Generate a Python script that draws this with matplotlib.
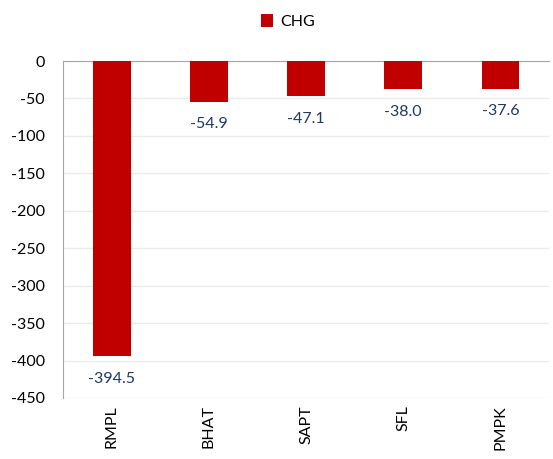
import matplotlib
matplotlib.use("Agg")
import matplotlib.pyplot as plt

plt.rcParams['font.family'] = ['Lato', 'DejaVu Sans']

tickers = ['RMPL', 'BHAT', 'SAPT', 'SFL', 'PMPK']
chg = [-394.5, -54.9, -47.1, -38.0, -37.6]
yticks = [0, -50, -100, -150, -200, -250, -300, -350, -400, -450]

fig = plt.figure(figsize=(5.53, 4.59), dpi=100)
ax = fig.add_axes([0.114, 0.133, 0.879, 0.734])

x = range(len(tickers))
ax.bar(x, chg, width=0.39, color='#C00000', label='CHG', zorder=3)

for xi, v in zip(x, chg):
    ax.annotate(f'{v:.1f}', (xi, v), xytext=(0, -11), textcoords='offset points',
                ha='center', va='top', fontsize=11.5, color='#203864')

ax.set_xlim(-0.5, len(tickers) - 0.5)
ax.set_ylim(-450, 0)
ax.set_yticks(yticks)
ax.set_yticklabels([str(t) for t in yticks], fontsize=11.5)
ax.set_xticks(list(x))
ax.set_xticklabels(tickers, rotation=90, fontsize=11.5)
ax.tick_params(length=0)
ax.tick_params(axis='y', pad=13)
ax.tick_params(axis='x', pad=5)

ax.grid(axis='y', color='#EBEBEB', linewidth=1, zorder=0)
ax.spines['right'].set_visible(False)
ax.spines['bottom'].set_visible(False)
ax.spines['left'].set_color('#A6A6A6')
ax.spines['top'].set_color('#A6A6A6')

fig.legend(loc='upper center', bbox_to_anchor=(0.52, 1.0), frameon=False,
           fontsize=11.5, handlelength=0.8, handleheight=0.8, handletextpad=0.4)

fig.savefig('out.png', dpi=100)
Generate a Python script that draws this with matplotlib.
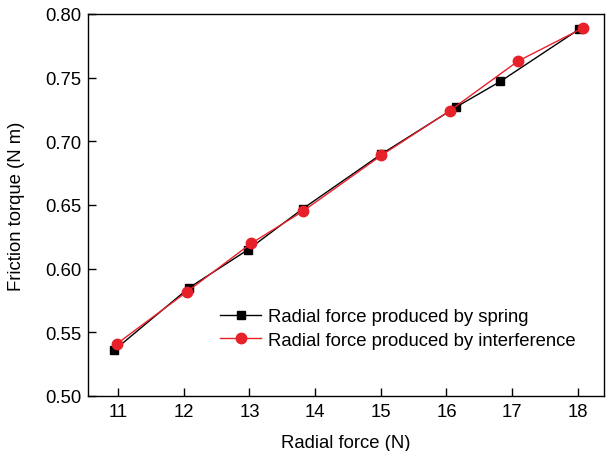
import matplotlib
matplotlib.use("Agg")
import matplotlib.pyplot as plt

plt.rcParams['font.family'] = ['Liberation Sans', 'DejaVu Sans']

spring_x = [10.94, 12.08, 12.98, 13.81, 15.01, 16.15, 16.82, 18.02]
spring_y = [0.536, 0.585, 0.615, 0.647, 0.690, 0.727, 0.747, 0.788]
interf_x = [10.98, 12.05, 13.03, 13.81, 15.01, 16.05, 17.09, 18.08]
interf_y = [0.541, 0.582, 0.620, 0.645, 0.689, 0.724, 0.763, 0.789]

xticks = [11, 12, 13, 14, 15, 16, 17, 18]
yticks = [0.50, 0.55, 0.60, 0.65, 0.70, 0.75, 0.80]

fs = 13.3
fig = plt.figure(figsize=(6.07, 4.52), dpi=100)
ax = fig.add_axes([88/607, 1 - 397/452, (604-88)/607, (397-15)/452])

ax.plot(spring_x, spring_y, color='black', lw=1.0, marker='s', ms=6.3,
        label='Radial force produced by spring')
ax.plot(interf_x, interf_y, color='#e8202a', lw=1.0, marker='o', ms=7.5,
        label='Radial force produced by interference')

ax.set_xlim(10.54, 18.4)
ax.set_ylim(0.5, 0.8)
ax.set_xticks(xticks)
ax.set_xticklabels([str(t) for t in xticks])
ax.set_yticks(yticks)
ax.set_yticklabels([f"{t:.2f}" for t in yticks])
ax.tick_params(direction='in', length=6, width=1, labelsize=fs, pad=5)
for s in ax.spines.values():
    s.set_linewidth(1.0)

ax.set_xlabel('Radial force (N)', fontsize=fs, labelpad=10)
ax.set_ylabel('Friction torque (N m)', fontsize=fs, labelpad=14)

ax.legend(loc='lower right', bbox_to_anchor=(0.96, 0.105), frameon=False,
          fontsize=fs, handlelength=2.2, handletextpad=0.4, labelspacing=0.35,
          borderaxespad=0)

fig.savefig('out.png', dpi=100)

What is required |
Repeat the listing above exactly from its first line to the line containing "plt.rcParams['font.family'] = ['Lato', 'DejaVu", both included, and omit the pictures.

The result |
Generate a Python script that draws this with matplotlib.
import matplotlib
matplotlib.use("Agg")
import matplotlib.pyplot as plt

plt.rcParams['font.family'] = ['Lato', 'DejaVu Sans']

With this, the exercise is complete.